As the partnership between Cabrini College and Norristown moves into its fourth year, the Wolfington Center invited a national expert on partnerships between colleges and poor cities to share his own knowledge and experience with campus-community affiliations.
Brother Raymond Fitz, the former president of the University of Dayton in Ohio and now a professor of social justice, helped launch a partnership between the University and their local city of Dayton 15 years ago.
Fitz was the Wolfington Center’s first annual Scholar-Activist-in-Residence. Fitz spoke at and attended multiple events held on campus, all in the hopes to strengthen Cabrini’s relationship with Norristown.
“I thought the partnership between Cabrini College and Norristown was extremely exciting. It’s diverse enough, but focused enough to make a great experience. Norristown has all the elements that students need to learn about urban life in America,” Fitz said.
While at Cabrini Fitz met with faculty, students and members involved directly with the Norristown partnership. He was also given a guided tour around Norristown and the specific areas where the Cabrini community can be found.
A majority of Fitz’s stay was spent sharing his own experiences with integrating Catholic Social Teaching into the University of Dayton’s curriculum and being a resource for Cabrini’s own partnership.
“Cabrini is on a real good track. You just have to keep learning and thinking about the issues and reflecting. The students must keep integrating their experiences with the partnership or while in SEM 300 into who they are as a person,” Fitz said.
Students who are actively involved with the partnership were invited to dinner with Fitz on March 26, where they were able to share their own experiences, what they are learning and how they are making a difference while working in Norristown.
Tara Kelly, senior exercise science and health promotion major, is one of the students involved with the Youth Empowerment Program, that teaches and empowers high school students about health and wellness and opens them up to cultural experiences they might not get otherwise.

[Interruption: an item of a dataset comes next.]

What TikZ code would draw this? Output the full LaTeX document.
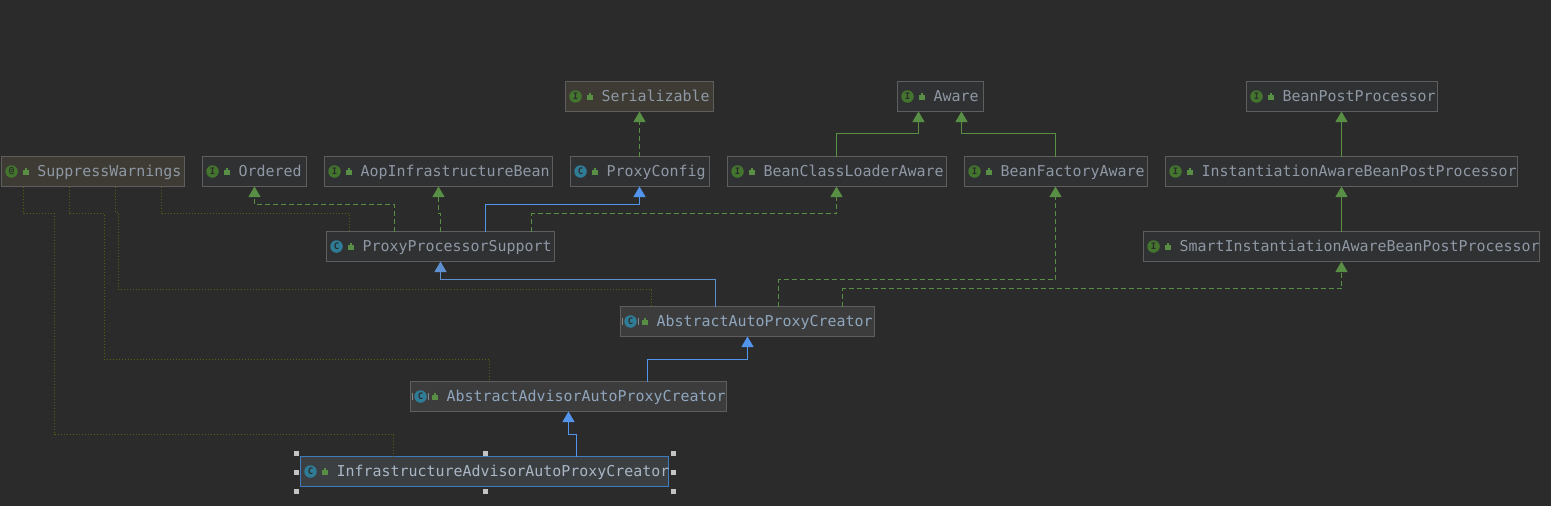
\documentclass[tikz,border=0pt]{standalone}
\usepackage{fontspec}
\setmonofont{DejaVu Sans Mono}
\usetikzlibrary{arrows.meta}
\definecolor{bgc}{HTML}{2B2B2B}
\definecolor{boxfill}{HTML}{303132}
\definecolor{tanfill}{HTML}{3D3B33}
\definecolor{absfill}{HTML}{3C3C3C}
\definecolor{selfill}{HTML}{3C3F41}
\definecolor{boxline}{HTML}{5E5E5E}
\definecolor{selline}{HTML}{3F7CBF}
\definecolor{txtgrey}{HTML}{8F98A5}
\definecolor{txtblue}{HTML}{8FA6BE}
\definecolor{txtsel}{HTML}{A9B7C6}
\definecolor{grn}{HTML}{588F45}
\definecolor{grnicon}{HTML}{44752F}
\definecolor{blu}{HTML}{5394EC}
\definecolor{tealicon}{HTML}{2F7C97}
\definecolor{dotc}{HTML}{5C5C12}
\definecolor{handle}{HTML}{C4C4C4}
\definecolor{barc}{HTML}{7F8A8F}
\tikzset{
  x=1pt,y=-1pt,
  umlbox/.style={draw=boxline,line width=1pt,fill=boxfill,anchor=north west,inner sep=0pt,outer sep=0pt,minimum height=30pt,text=txtgrey,font=\ttfamily\fontsize{14.95}{15}\selectfont},
  tanbox/.style={umlbox,fill=tanfill},
  absbox/.style={umlbox,fill=absfill,text=txtblue},
  selbox/.style={umlbox,fill=selfill,draw=selline,text=txtsel},
  iconmark/.style={circle,inner sep=0pt,outer sep=0pt,minimum size=12.5pt,text=bgc,font=\ttfamily\bfseries\fontsize{9}{9}\selectfont},
  ifaceicon/.style={iconmark,fill=grnicon},
  classicon/.style={iconmark,fill=tealicon},
  lockmark/.style={fill=grn,inner sep=0pt,outer sep=0pt,minimum width=6pt,minimum height=5pt},
  tip/.style={-{Triangle[length=10.5pt,width=12pt]}},
  impl/.style={tip,draw=grn,line width=1pt,dash pattern=on 5pt off 3pt},
  ext/.style={tip,draw=grn,line width=1pt},
  extb/.style={tip,draw=blu,line width=1pt},
  extc/.style={tip,draw=blu!75!gray,line width=1pt},
  dep/.style={draw=dotc,line width=1pt,dash pattern=on 1pt off 2pt},
  grip/.style={fill=handle,minimum size=5pt,inner sep=0pt,outer sep=0pt},
  absbar/.style={draw=barc,line width=1pt},
}
% name, x, y, width, box style, icon style, letter, text
\newcommand{\umlnode}[8]{%
  \node[#5,minimum width=#4pt] (#1) at (#2,#3) {\makebox[#4pt][l]{\hspace{36pt}\raisebox{0pt}[12pt][3pt]{#8}}};
  \node[#6] (#1icon) at ([xshift=10pt]#1.west) {#7};
  \node[lockmark] (#1lock) at ([xshift=24pt,yshift=-0.8pt]#1.west) {};
  \fill[grn] ([xshift=-1pt]#1lock.north) rectangle ++(2,-1.5);
}
\begin{document}
\begin{tikzpicture}
\fill[bgc] (0,0) rectangle (1551,506);
\useasboundingbox (0,0) rectangle (1551,506);

\umlnode{ser}{565.5}{81.5}{148}{tanbox}{ifaceicon}{I}{Serializable}
\umlnode{aw}{897.5}{81.5}{86}{umlbox}{ifaceicon}{I}{Aware}
\umlnode{bpp}{1246.5}{81.5}{191}{umlbox}{ifaceicon}{I}{BeanPostProcessor}
\umlnode{ss}{1.5}{156.5}{183}{tanbox}{ifaceicon}{@}{SuppressWarnings}
\umlnode{ord}{202.5}{156.5}{104}{umlbox}{ifaceicon}{I}{Ordered}
\umlnode{aop}{324.5}{156.5}{228}{umlbox}{ifaceicon}{I}{AopInfrastructureBean}
\umlnode{pc}{570.5}{156.5}{139}{umlbox}{classicon}{C}{ProxyConfig}
\umlnode{bcl}{727.5}{156.5}{219}{umlbox}{ifaceicon}{I}{BeanClassLoaderAware}
\umlnode{bfa}{964.5}{156.5}{183}{umlbox}{ifaceicon}{I}{BeanFactoryAware}
\umlnode{ipp}{1165.5}{156.5}{352}{umlbox}{ifaceicon}{I}{InstantiationAwareBeanPostProcessor}
\umlnode{pps}{326.5}{231.5}{228}{umlbox}{classicon}{C}{ProxyProcessorSupport}
\umlnode{smart}{1143.5}{231.5}{396}{umlbox}{ifaceicon}{I}{SmartInstantiationAwareBeanPostProcessor}
\umlnode{aapc}{620.5}{306.5}{254}{absbox}{classicon}{C}{AbstractAutoProxyCreator}
\umlnode{aadv}{410.5}{381.5}{316}{absbox}{classicon}{C}{AbstractAdvisorAutoProxyCreator}
\umlnode{inf}{300.5}{456.5}{368}{selbox}{classicon}{C}{InfrastructureAdvisorAutoProxyCreator}

% side bars of the abstract-class icons
\foreach \ic in {aapcicon,aadvicon}{
  \draw[absbar] ([xshift=-2pt,yshift=3.5pt]\ic.west) -- ([xshift=-2pt,yshift=-3.5pt]\ic.west);
  \draw[absbar] ([xshift=2pt,yshift=3.5pt]\ic.east) -- ([xshift=2pt,yshift=-3.5pt]\ic.east);
}

% dotted annotation links
\draw[dep] ([xshift=22pt]ss.south west) -- ++(0,27) -- ++(31,0) -- ++(0,221) -| ([xshift=93pt]inf.north west);
\draw[dep] ([xshift=68pt]ss.south west) -- ++(0,27) -- ++(35,0) -- ++(0,146) -| ([xshift=79pt]aadv.north west);
\draw[dep] ([xshift=114pt]ss.south west) -- ++(0,26) -- ++(3,0) -- ++(0,77) -| ([xshift=31pt]aapc.north west);
\draw[dep] ([xshift=160pt]ss.south west) -- ++(0,27) -| ([xshift=23pt]pps.north west);

% ProxyProcessorSupport
\draw[impl] ([xshift=68pt]pps.north west) -- ++(0,-27) -| ([xshift=52pt]ord.south west);
\draw[impl] ([xshift=114pt]pps.north west) -- ++(0,-18) -| ([xshift=114pt]aop.south west);
\draw[extb] ([xshift=159pt]pps.north west) -- ++(0,-27) -| ([xshift=69pt]pc.south west);
\draw[impl] ([xshift=205pt]pps.north west) -- ++(0,-18) -| ([xshift=109pt]bcl.south west);

% upper tier
\draw[impl] ([xshift=69pt]pc.north west) -- ([xshift=74pt]ser.south west);
\draw[ext] ([xshift=109pt]bcl.north west) -- ++(0,-23) -| ([xshift=21pt]aw.south west);
\draw[ext] ([xshift=91pt]bfa.north west) -- ++(0,-23) -| ([xshift=64pt]aw.south west);
\draw[ext] ([xshift=176pt]ipp.north west) -- ([xshift=95pt]bpp.south west);
\draw[ext] ([xshift=198pt]smart.north west) -- ([xshift=176pt]ipp.south west);

% AbstractAutoProxyCreator
\draw[extc] ([xshift=95pt]aapc.north west) -- ++(0,-27) -| ([xshift=114pt]pps.south west);
\draw[impl] ([xshift=158pt]aapc.north west) -- ++(0,-27) -| ([xshift=91pt]bfa.south west);
\draw[impl] ([xshift=222pt]aapc.north west) -- ++(0,-18) -| ([xshift=198pt]smart.south west);

% lower tier
\draw[extb] ([xshift=237pt]aadv.north west) -- ++(0,-22) -| ([xshift=127pt]aapc.south west);
\draw[extb] ([xshift=276pt]inf.north west) -- ++(0,-22) -| ([xshift=158pt]aadv.south west);

% selection handles
\foreach \hx/\hy [count=\hi] in {296.5/453.5,485/453.5,673/453.5,296.5/472,673/472,296.5/491,485/491,673/491}
  \node[grip] (grip\hi) at (\hx,\hy) {};
\end{tikzpicture}
\end{document}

Kelly is from Norristown and has seen first hand the changes in the community in the last few years.
“It’s great to just open the doors of Cabrini to the high school students, and say you can work towards something and you can come here one day,” said Francine Clement, senior exercise science and health promotion major, who volunteers with the Youth Empowerment Program.
Jessica Zawrotny, junior psychology major, helps run the Team Motivators Program, which works with seventh and eight grade students from St. Francis of Assisi Catholic School in Norristown.
Through her meetings with the students she is able to inspire and excite them about college and their future dreams. Zawrotny accredits experiences like the Team Motivators Program and other volunteer opportunities at Cabrini College to her growth in faith and close relationship with her family and friends.
Fitz believes that the students must see their dedication is helping the neighborhoods and school where they are working to make an impact in their own lives. A successful partnership must have the student learning aspect and the community must grow from the experience as well.
“With the new curriculum students will not just have a presence in Norristown but they will get to have continuity. In whatever profession they get into, they will be able to help reduce some of the inequalities in our society,” Fitz said.